My first conscious act of creating was in response to my elementary school principal’s command. She gave us a sheet of paper covered in circles and told us to come up with ONLY things that did not exist.
I was in the fifth grade. This principal was the strongest woman I knew — she was probably close to six feet tall, a large, craggy woman with a deep voice and half a dozen children if I remember correctly. She had only to look sideways at a student for that student obey. I both feared and adored her.

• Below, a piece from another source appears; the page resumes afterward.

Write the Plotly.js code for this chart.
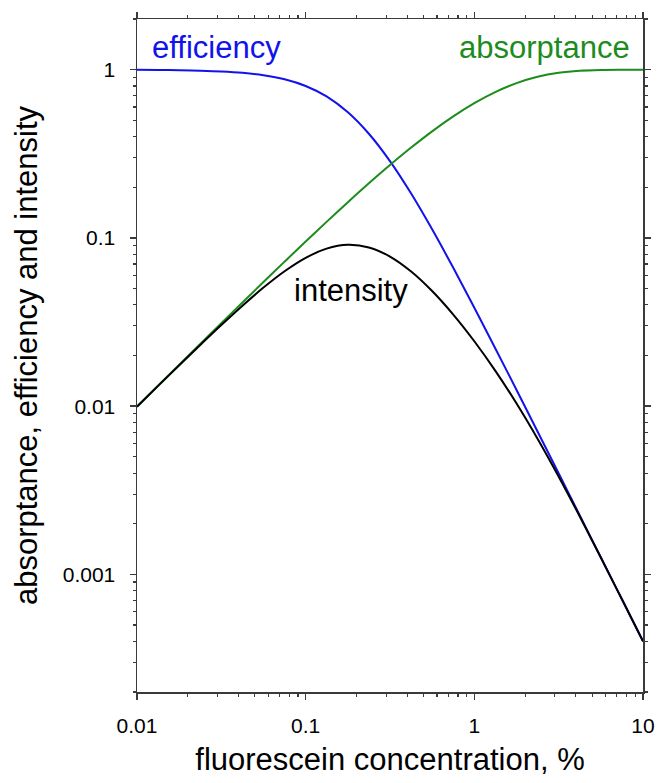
<!DOCTYPE html>
<html>
<head>
<meta charset="utf-8">
<script src="https://cdn.plot.ly/plotly-3.0.1.min.js"></script>
<style>html,body{margin:0;padding:0;background:#fff;}#chart{width:666px;height:783px;}</style>
</head>
<body>
<div id="chart"></div>
<script>
// fluorescein concentration, %
const concentration = [0.01, 0.0133, 0.0178, 0.0237, 0.0316, 0.0422, 0.0562, 0.075, 0.1, 0.133, 0.178, 0.237, 0.316, 0.422, 0.562, 0.75, 1, 1.33, 1.78, 2.37, 3.16, 4.22, 5.62, 7.5, 10];
const absorptance = [0.00995, 0.01321, 0.01764, 0.02342, 0.03111, 0.04132, 0.05465, 0.07226, 0.09516, 0.12454, 0.16306, 0.21105, 0.27093, 0.34425, 0.42993, 0.52763, 0.63212, 0.73552, 0.83136, 0.90651, 0.9576, 0.9853, 0.99638, 0.99945, 0.99995];
const efficiency = [0.99751, 0.9956, 0.99214, 0.98616, 0.97565, 0.95738, 0.92682, 0.87671, 0.8, 0.69337, 0.558, 0.41594, 0.28601, 0.18342, 0.11241, 0.06639, 0.03846, 0.02211, 0.01247, 0.00707, 0.00399, 0.002241, 0.001265, 0.000711, 0.0004];
const intensity = [0.009925, 0.013152, 0.017501, 0.023096, 0.030352, 0.039559, 0.050651, 0.063351, 0.076128, 0.086351, 0.090987, 0.087784, 0.077489, 0.063142, 0.048329, 0.035029, 0.024311, 0.016262, 0.010367, 0.006409, 0.003821, 0.002208, 0.00126, 0.000711, 0.0004];

const xTickVals = [0.01, 0.1, 1, 10];
const xTickText = ['0.01', '0.1', '1', '10'];
const yTickVals = [0.001, 0.01, 0.1, 1];
const yTickText = ['0.001', '0.01', '0.1', '1'];

function minorTicks(lo, hi) {
  const out = [];
  for (let e = lo; e < hi; e++) {
    for (let m = 2; m <= 9; m++) out.push(m * Math.pow(10, e));
  }
  return out;
}

const FONT = '"Liberation Sans", Arial, sans-serif';
const BLUE = 'rgb(18,18,235)';
const GREEN = 'rgb(28,140,28)';
const AXC = '#3a3a3a';
const X_RANGE = [-2, 1];
const Y_RANGE = [Math.log10(0.0002), Math.log10(2)];

const traces = [
  {x: concentration, y: efficiency, mode: 'lines', name: 'efficiency', line: {color: BLUE, width: 2, shape: 'spline'}},
  {x: concentration, y: absorptance, mode: 'lines', name: 'absorptance', line: {color: GREEN, width: 2, shape: 'spline'}},
  {x: concentration, y: intensity, mode: 'lines', name: 'intensity', line: {color: '#000', width: 2, shape: 'spline'}},
  {x: [], y: [], xaxis: 'x2', yaxis: 'y2', mode: 'lines', hoverinfo: 'skip', showlegend: false}
];

const axisCommon = {
  type: 'log', showgrid: false, zeroline: false,
  showline: true, linecolor: AXC, linewidth: 1.5,
  ticks: 'outside', ticklen: 6, tickwidth: 1.5, tickcolor: AXC,
  tickmode: 'array', tickfont: {family: FONT, size: 21, color: '#000'}
};
const minorX = {tickmode: 'array', tickvals: minorTicks(-2, 1), ticks: 'outside', ticklen: 3, tickwidth: 1.2, tickcolor: AXC};
const minorY = {tickmode: 'array', tickvals: minorTicks(-4, 1), ticks: 'outside', ticklen: 3, tickwidth: 1.2, tickcolor: AXC};

const layout = {
  width: 666, height: 783,
  margin: {l: 137, r: 23, t: 19, b: 91},
  paper_bgcolor: '#fff', plot_bgcolor: '#fff',
  showlegend: false,
  font: {family: FONT, color: '#000'},
  xaxis: Object.assign({}, axisCommon, {
    range: X_RANGE,
    tickvals: xTickVals, ticktext: xTickText,
    ticklabelstandoff: 8,
    minor: minorX,
    title: {text: 'fluorescein concentration, %', font: {family: FONT, size: 31, color: '#000'}, standoff: 12}
  }),
  yaxis: Object.assign({}, axisCommon, {
    range: Y_RANGE,
    tickvals: yTickVals, ticktext: yTickText,
    ticklabelstandoff: 10,
    minor: minorY,
    title: {text: 'absorptance, efficiency and intensity', font: {family: FONT, size: 31, color: '#000'}, standoff: 16}
  }),
  xaxis2: Object.assign({}, axisCommon, {
    range: X_RANGE, overlaying: 'x', side: 'top', anchor: 'y2',
    tickvals: xTickVals, showticklabels: false, minor: minorX
  }),
  yaxis2: Object.assign({}, axisCommon, {
    range: Y_RANGE, overlaying: 'y', side: 'right', anchor: 'x2',
    tickvals: yTickVals, showticklabels: false, minor: minorY
  }),
  annotations: [
    {xref: 'paper', yref: 'paper', x: 0.0257, y: 0.958, xanchor: 'left', yanchor: 'middle', text: 'efficiency', showarrow: false, font: {family: FONT, size: 31, color: BLUE}},
    {xref: 'paper', yref: 'paper', x: 0.978, y: 0.958, xanchor: 'right', yanchor: 'middle', text: 'absorptance', showarrow: false, font: {family: FONT, size: 31, color: GREEN}},
    {xref: 'paper', yref: 'paper', x: 0.422, y: 0.597, xanchor: 'center', yanchor: 'middle', text: 'intensity', showarrow: false, font: {family: FONT, size: 31, color: '#000'}}
  ]
};

Plotly.newPlot('chart', traces, layout, {staticPlot: true, displayModeBar: false});
</script>
</body>
</html>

Now, here’s the thing: when she gave me that paper, I knew I HAD to do what she asked, because she was the principal. Because I was afraid her eyes could melt me. And because I had already incurred her ire two years before by wearing shorts and a strappy top to school, not having ever been told it was against the rules until she announced over the intercom that such attire was inappropriate. (I was not the only offender). I was mortified and spent the rest of the (very) hot day wearing my jacket, though my teacher begged me to take my jacket off. I refused, preferring to at least cover up my arms.
This principal, all eyes, glasses on a chain, and moles, now wanted me to lie, as it were. So I learned to create on command.
It turned out that I was the only one who obeyed — everyone else came up with basketballs and such, things that already existed. I had no idea that my worksheet would land me in the principal’s office for further questioning. She was taking, she told me later, a class on child development and because of that she asked me more questions based on what I had drawn. Why had I made an electric soccer ball? Why had I come up with a cheesy rat tunnel?
I have no idea if my answers satisfied her, but they did make me realize I was different, and that was invaluable. And better yet, she let me leave her office alive.
Recently I asked my husband this, though: was I creative because I did what she asked or was I more rigid than the others because I felt compelled to follow her directions? Perhaps she scared me into creativity. Barry’s opinion is that she inadvertently helped me free my creativity. I suppose either way it doesn’t matter, but I am grateful, and I kinda miss her. Go figure.